Records excerpted from a collection

__________________________________________________

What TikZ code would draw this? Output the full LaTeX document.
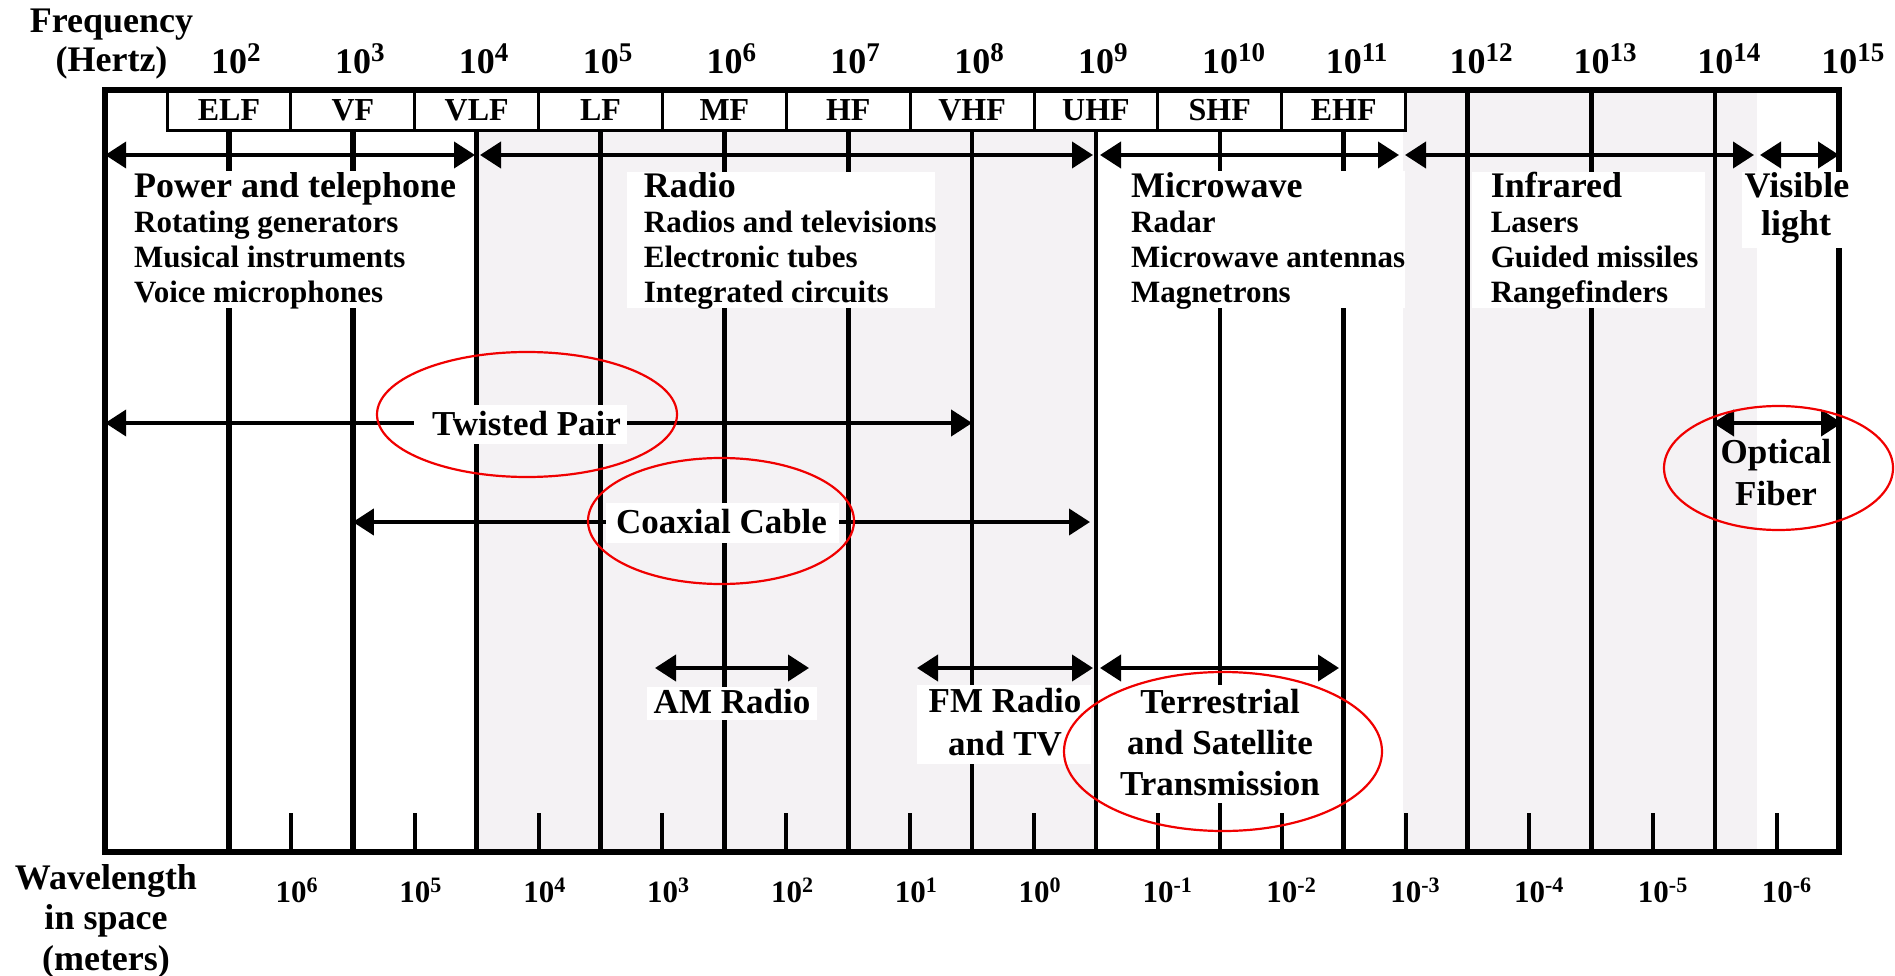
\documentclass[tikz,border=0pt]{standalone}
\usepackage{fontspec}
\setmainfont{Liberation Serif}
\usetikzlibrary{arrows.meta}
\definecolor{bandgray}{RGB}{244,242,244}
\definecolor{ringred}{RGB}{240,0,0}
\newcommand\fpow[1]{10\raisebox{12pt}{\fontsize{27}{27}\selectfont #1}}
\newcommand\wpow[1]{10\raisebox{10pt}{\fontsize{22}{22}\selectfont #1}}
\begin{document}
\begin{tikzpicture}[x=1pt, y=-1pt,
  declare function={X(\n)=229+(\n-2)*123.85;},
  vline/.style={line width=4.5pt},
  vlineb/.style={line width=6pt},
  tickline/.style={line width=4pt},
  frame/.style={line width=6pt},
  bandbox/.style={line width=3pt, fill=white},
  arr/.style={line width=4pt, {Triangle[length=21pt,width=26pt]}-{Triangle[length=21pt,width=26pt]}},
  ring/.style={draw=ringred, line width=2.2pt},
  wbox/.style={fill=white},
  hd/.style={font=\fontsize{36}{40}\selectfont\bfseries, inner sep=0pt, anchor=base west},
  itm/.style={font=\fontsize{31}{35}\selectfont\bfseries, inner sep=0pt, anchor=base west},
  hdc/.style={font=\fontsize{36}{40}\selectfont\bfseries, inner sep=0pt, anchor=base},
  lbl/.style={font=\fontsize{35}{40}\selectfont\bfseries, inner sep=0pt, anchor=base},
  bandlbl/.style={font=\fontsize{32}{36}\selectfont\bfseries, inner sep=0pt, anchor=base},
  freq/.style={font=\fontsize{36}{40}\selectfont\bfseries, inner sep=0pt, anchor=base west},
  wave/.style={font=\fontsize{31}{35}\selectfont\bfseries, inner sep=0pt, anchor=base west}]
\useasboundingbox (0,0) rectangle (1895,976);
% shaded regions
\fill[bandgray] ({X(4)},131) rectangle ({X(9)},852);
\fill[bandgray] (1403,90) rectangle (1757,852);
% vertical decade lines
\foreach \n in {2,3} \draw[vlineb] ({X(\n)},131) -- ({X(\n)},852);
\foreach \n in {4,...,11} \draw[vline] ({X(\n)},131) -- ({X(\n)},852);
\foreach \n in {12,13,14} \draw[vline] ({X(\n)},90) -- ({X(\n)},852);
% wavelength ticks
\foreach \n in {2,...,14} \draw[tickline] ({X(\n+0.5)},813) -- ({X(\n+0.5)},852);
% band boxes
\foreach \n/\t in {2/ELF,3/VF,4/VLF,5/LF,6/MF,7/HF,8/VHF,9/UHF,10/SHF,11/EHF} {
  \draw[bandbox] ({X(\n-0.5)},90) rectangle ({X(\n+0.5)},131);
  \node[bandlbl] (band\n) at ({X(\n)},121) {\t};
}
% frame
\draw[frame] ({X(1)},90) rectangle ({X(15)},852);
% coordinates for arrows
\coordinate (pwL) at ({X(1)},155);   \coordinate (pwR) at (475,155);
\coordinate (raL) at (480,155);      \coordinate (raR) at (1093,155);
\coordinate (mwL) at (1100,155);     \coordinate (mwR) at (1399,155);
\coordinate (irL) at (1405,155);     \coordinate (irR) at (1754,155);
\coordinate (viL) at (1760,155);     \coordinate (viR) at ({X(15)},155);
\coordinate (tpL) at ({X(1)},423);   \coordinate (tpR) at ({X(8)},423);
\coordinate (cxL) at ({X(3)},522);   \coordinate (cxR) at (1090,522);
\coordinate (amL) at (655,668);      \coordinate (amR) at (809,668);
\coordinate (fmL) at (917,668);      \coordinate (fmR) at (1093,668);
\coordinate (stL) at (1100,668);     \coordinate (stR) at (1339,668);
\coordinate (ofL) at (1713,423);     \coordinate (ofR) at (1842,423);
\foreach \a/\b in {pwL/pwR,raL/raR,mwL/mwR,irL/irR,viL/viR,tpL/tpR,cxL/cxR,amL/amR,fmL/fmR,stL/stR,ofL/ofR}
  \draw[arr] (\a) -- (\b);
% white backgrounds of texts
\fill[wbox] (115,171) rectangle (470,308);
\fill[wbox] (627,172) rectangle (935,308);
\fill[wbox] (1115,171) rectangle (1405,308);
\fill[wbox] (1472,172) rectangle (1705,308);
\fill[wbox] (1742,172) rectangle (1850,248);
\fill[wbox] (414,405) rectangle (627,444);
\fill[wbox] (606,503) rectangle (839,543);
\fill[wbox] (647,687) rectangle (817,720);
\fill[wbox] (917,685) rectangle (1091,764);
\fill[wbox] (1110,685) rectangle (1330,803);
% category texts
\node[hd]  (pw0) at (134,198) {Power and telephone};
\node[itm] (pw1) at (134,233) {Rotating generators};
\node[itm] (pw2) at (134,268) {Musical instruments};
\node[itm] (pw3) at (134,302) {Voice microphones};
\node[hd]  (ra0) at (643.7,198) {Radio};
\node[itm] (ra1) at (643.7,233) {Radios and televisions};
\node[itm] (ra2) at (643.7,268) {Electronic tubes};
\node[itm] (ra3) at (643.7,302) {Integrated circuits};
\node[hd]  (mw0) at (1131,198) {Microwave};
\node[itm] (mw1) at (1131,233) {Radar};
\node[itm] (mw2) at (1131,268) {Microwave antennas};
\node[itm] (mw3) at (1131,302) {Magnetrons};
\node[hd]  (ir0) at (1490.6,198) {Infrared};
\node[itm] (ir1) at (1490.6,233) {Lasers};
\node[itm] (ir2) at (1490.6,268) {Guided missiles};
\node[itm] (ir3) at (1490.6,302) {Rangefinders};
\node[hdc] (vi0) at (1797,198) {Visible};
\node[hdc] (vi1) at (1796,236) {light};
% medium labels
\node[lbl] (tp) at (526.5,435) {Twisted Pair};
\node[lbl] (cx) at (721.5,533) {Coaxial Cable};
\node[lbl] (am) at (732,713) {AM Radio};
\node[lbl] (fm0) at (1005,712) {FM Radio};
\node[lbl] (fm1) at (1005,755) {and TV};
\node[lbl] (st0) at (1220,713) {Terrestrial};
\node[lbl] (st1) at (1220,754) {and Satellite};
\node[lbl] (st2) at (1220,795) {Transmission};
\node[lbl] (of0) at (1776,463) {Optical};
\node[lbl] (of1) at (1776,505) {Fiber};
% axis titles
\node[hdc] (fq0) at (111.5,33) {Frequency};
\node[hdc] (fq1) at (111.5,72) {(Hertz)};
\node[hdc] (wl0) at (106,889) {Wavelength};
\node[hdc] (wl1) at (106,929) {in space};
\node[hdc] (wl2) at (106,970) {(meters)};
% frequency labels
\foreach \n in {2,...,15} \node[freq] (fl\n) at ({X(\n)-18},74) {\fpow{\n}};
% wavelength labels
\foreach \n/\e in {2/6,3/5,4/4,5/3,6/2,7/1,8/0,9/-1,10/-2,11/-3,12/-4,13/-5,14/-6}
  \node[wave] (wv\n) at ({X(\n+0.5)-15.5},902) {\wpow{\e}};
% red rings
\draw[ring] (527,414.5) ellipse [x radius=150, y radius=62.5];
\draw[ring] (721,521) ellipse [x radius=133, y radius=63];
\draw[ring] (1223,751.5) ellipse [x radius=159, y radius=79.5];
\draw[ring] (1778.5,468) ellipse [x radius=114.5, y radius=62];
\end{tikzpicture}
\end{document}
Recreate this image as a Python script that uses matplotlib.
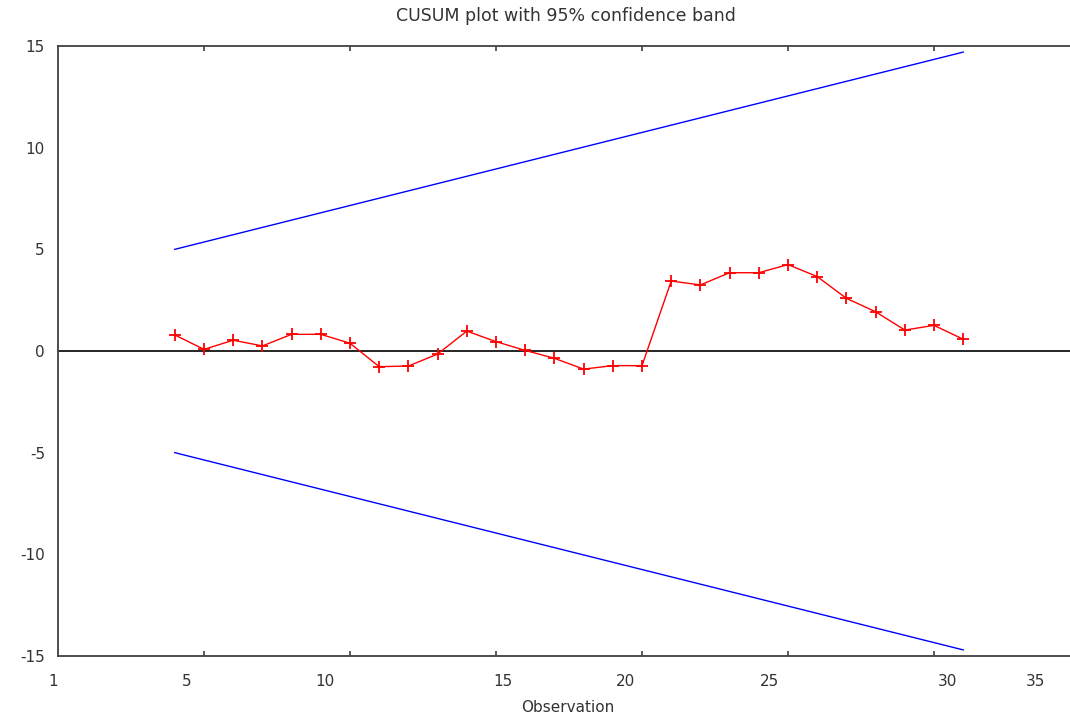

__________________________________________________

**Do this:** What you return should match the records above word for word, minus the pictures.

**Final result:**
What TikZ code would draw this? Output the full LaTeX document.
\documentclass[tikz,border=0pt]{standalone}
\usepackage{fontspec}
\setmainfont{Liberation Serif}
\usetikzlibrary{arrows.meta}
\definecolor{bandgray}{RGB}{244,242,244}
\definecolor{ringred}{RGB}{240,0,0}
\newcommand\fpow[1]{10\raisebox{12pt}{\fontsize{27}{27}\selectfont #1}}
\newcommand\wpow[1]{10\raisebox{10pt}{\fontsize{22}{22}\selectfont #1}}
\begin{document}
\begin{tikzpicture}[x=1pt, y=-1pt,
  declare function={X(\n)=229+(\n-2)*123.85;},
  vline/.style={line width=4.5pt},
  vlineb/.style={line width=6pt},
  tickline/.style={line width=4pt},
  frame/.style={line width=6pt},
  bandbox/.style={line width=3pt, fill=white},
  arr/.style={line width=4pt, {Triangle[length=21pt,width=26pt]}-{Triangle[length=21pt,width=26pt]}},
  ring/.style={draw=ringred, line width=2.2pt},
  wbox/.style={fill=white},
  hd/.style={font=\fontsize{36}{40}\selectfont\bfseries, inner sep=0pt, anchor=base west},
  itm/.style={font=\fontsize{31}{35}\selectfont\bfseries, inner sep=0pt, anchor=base west},
  hdc/.style={font=\fontsize{36}{40}\selectfont\bfseries, inner sep=0pt, anchor=base},
  lbl/.style={font=\fontsize{35}{40}\selectfont\bfseries, inner sep=0pt, anchor=base},
  bandlbl/.style={font=\fontsize{32}{36}\selectfont\bfseries, inner sep=0pt, anchor=base},
  freq/.style={font=\fontsize{36}{40}\selectfont\bfseries, inner sep=0pt, anchor=base west},
  wave/.style={font=\fontsize{31}{35}\selectfont\bfseries, inner sep=0pt, anchor=base west}]
\useasboundingbox (0,0) rectangle (1895,976);
% shaded regions
\fill[bandgray] ({X(4)},131) rectangle ({X(9)},852);
\fill[bandgray] (1403,90) rectangle (1757,852);
% vertical decade lines
\foreach \n in {2,3} \draw[vlineb] ({X(\n)},131) -- ({X(\n)},852);
\foreach \n in {4,...,11} \draw[vline] ({X(\n)},131) -- ({X(\n)},852);
\foreach \n in {12,13,14} \draw[vline] ({X(\n)},90) -- ({X(\n)},852);
% wavelength ticks
\foreach \n in {2,...,14} \draw[tickline] ({X(\n+0.5)},813) -- ({X(\n+0.5)},852);
% band boxes
\foreach \n/\t in {2/ELF,3/VF,4/VLF,5/LF,6/MF,7/HF,8/VHF,9/UHF,10/SHF,11/EHF} {
  \draw[bandbox] ({X(\n-0.5)},90) rectangle ({X(\n+0.5)},131);
  \node[bandlbl] (band\n) at ({X(\n)},121) {\t};
}
% frame
\draw[frame] ({X(1)},90) rectangle ({X(15)},852);
% coordinates for arrows
\coordinate (pwL) at ({X(1)},155);   \coordinate (pwR) at (475,155);
\coordinate (raL) at (480,155);      \coordinate (raR) at (1093,155);
\coordinate (mwL) at (1100,155);     \coordinate (mwR) at (1399,155);
\coordinate (irL) at (1405,155);     \coordinate (irR) at (1754,155);
\coordinate (viL) at (1760,155);     \coordinate (viR) at ({X(15)},155);
\coordinate (tpL) at ({X(1)},423);   \coordinate (tpR) at ({X(8)},423);
\coordinate (cxL) at ({X(3)},522);   \coordinate (cxR) at (1090,522);
\coordinate (amL) at (655,668);      \coordinate (amR) at (809,668);
\coordinate (fmL) at (917,668);      \coordinate (fmR) at (1093,668);
\coordinate (stL) at (1100,668);     \coordinate (stR) at (1339,668);
\coordinate (ofL) at (1713,423);     \coordinate (ofR) at (1842,423);
\foreach \a/\b in {pwL/pwR,raL/raR,mwL/mwR,irL/irR,viL/viR,tpL/tpR,cxL/cxR,amL/amR,fmL/fmR,stL/stR,ofL/ofR}
  \draw[arr] (\a) -- (\b);
% white backgrounds of texts
\fill[wbox] (115,171) rectangle (470,308);
\fill[wbox] (627,172) rectangle (935,308);
\fill[wbox] (1115,171) rectangle (1405,308);
\fill[wbox] (1472,172) rectangle (1705,308);
\fill[wbox] (1742,172) rectangle (1850,248);
\fill[wbox] (414,405) rectangle (627,444);
\fill[wbox] (606,503) rectangle (839,543);
\fill[wbox] (647,687) rectangle (817,720);
\fill[wbox] (917,685) rectangle (1091,764);
\fill[wbox] (1110,685) rectangle (1330,803);
% category texts
\node[hd]  (pw0) at (134,198) {Power and telephone};
\node[itm] (pw1) at (134,233) {Rotating generators};
\node[itm] (pw2) at (134,268) {Musical instruments};
\node[itm] (pw3) at (134,302) {Voice microphones};
\node[hd]  (ra0) at (643.7,198) {Radio};
\node[itm] (ra1) at (643.7,233) {Radios and televisions};
\node[itm] (ra2) at (643.7,268) {Electronic tubes};
\node[itm] (ra3) at (643.7,302) {Integrated circuits};
\node[hd]  (mw0) at (1131,198) {Microwave};
\node[itm] (mw1) at (1131,233) {Radar};
\node[itm] (mw2) at (1131,268) {Microwave antennas};
\node[itm] (mw3) at (1131,302) {Magnetrons};
\node[hd]  (ir0) at (1490.6,198) {Infrared};
\node[itm] (ir1) at (1490.6,233) {Lasers};
\node[itm] (ir2) at (1490.6,268) {Guided missiles};
\node[itm] (ir3) at (1490.6,302) {Rangefinders};
\node[hdc] (vi0) at (1797,198) {Visible};
\node[hdc] (vi1) at (1796,236) {light};
% medium labels
\node[lbl] (tp) at (526.5,435) {Twisted Pair};
\node[lbl] (cx) at (721.5,533) {Coaxial Cable};
\node[lbl] (am) at (732,713) {AM Radio};
\node[lbl] (fm0) at (1005,712) {FM Radio};
\node[lbl] (fm1) at (1005,755) {and TV};
\node[lbl] (st0) at (1220,713) {Terrestrial};
\node[lbl] (st1) at (1220,754) {and Satellite};
\node[lbl] (st2) at (1220,795) {Transmission};
\node[lbl] (of0) at (1776,463) {Optical};
\node[lbl] (of1) at (1776,505) {Fiber};
% axis titles
\node[hdc] (fq0) at (111.5,33) {Frequency};
\node[hdc] (fq1) at (111.5,72) {(Hertz)};
\node[hdc] (wl0) at (106,889) {Wavelength};
\node[hdc] (wl1) at (106,929) {in space};
\node[hdc] (wl2) at (106,970) {(meters)};
% frequency labels
\foreach \n in {2,...,15} \node[freq] (fl\n) at ({X(\n)-18},74) {\fpow{\n}};
% wavelength labels
\foreach \n/\e in {2/6,3/5,4/4,5/3,6/2,7/1,8/0,9/-1,10/-2,11/-3,12/-4,13/-5,14/-6}
  \node[wave] (wv\n) at ({X(\n+0.5)-15.5},902) {\wpow{\e}};
% red rings
\draw[ring] (527,414.5) ellipse [x radius=150, y radius=62.5];
\draw[ring] (721,521) ellipse [x radius=133, y radius=63];
\draw[ring] (1223,751.5) ellipse [x radius=159, y radius=79.5];
\draw[ring] (1778.5,468) ellipse [x radius=114.5, y radius=62];
\end{tikzpicture}
\end{document}
Recreate this image as a Python script that uses matplotlib.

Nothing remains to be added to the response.